The explanation is that I had an advantage over them. I had the Quran and they did not, and I had the wisdom and example of Nabi Muhammad alayhi salat wa salam, and they did not. I succeeded because my teacher had trained me to be able to use the Quran and use the hadith with a particular methodology to study the world today. We don’t have that in our institutions of Islamic learning.
The second reason why the Islamic scholarship is failing is because the best brains that we have go to the United States, to Germany, to France… The best! They go to MIT, the Massachusetts Institute of Technology. They go to the Sorbonne. And those who can’t get into the best universities abroad will go to the best universities in Algeria. And those who cannot get admission anywhere else will choose to study Islam. This is the pathetic reality.

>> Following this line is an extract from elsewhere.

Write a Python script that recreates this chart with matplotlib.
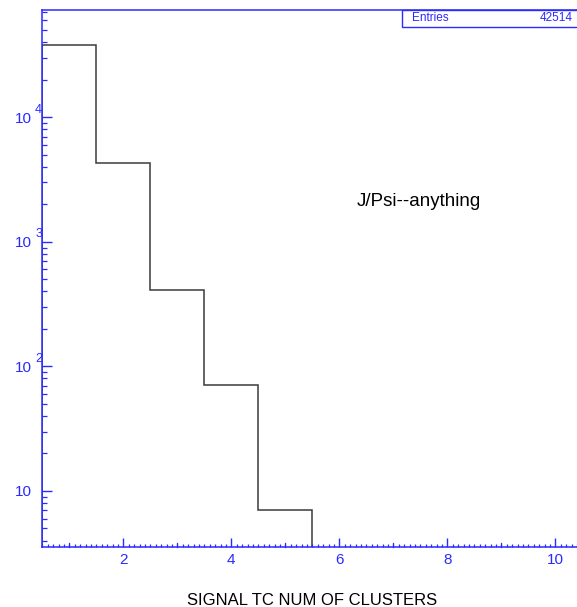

And finally there is a fact that Islamic scholarship doesn’t give you money. It just gives you a job as an Imam in a Masjid (mosque), that’s all. You get a small salary and you have to maintain your wife and children. You dare not jeopardize your job and so, because of poverty, you have to dance to whatever tune is played. When you recover freedom from poverty and integrity of scholarship you can then stand up and proclaim the truth without regard for consequences. I’m able to do that because, Alhamdu lillah, I earn my livelihood from the sale of my books. It is sufficient for my wife and I to survive. If you can give our scholars of Islam that independence of livelihood, they can then muster the courage and integrity to stand up and proclaim the truth. I have thus given you three reasons for our failure. I pray that from my Algerian students as well as others in Algeria may emerge scholars of tomorrow who will restore respect for Muslims and for Islam in the world. Ameen!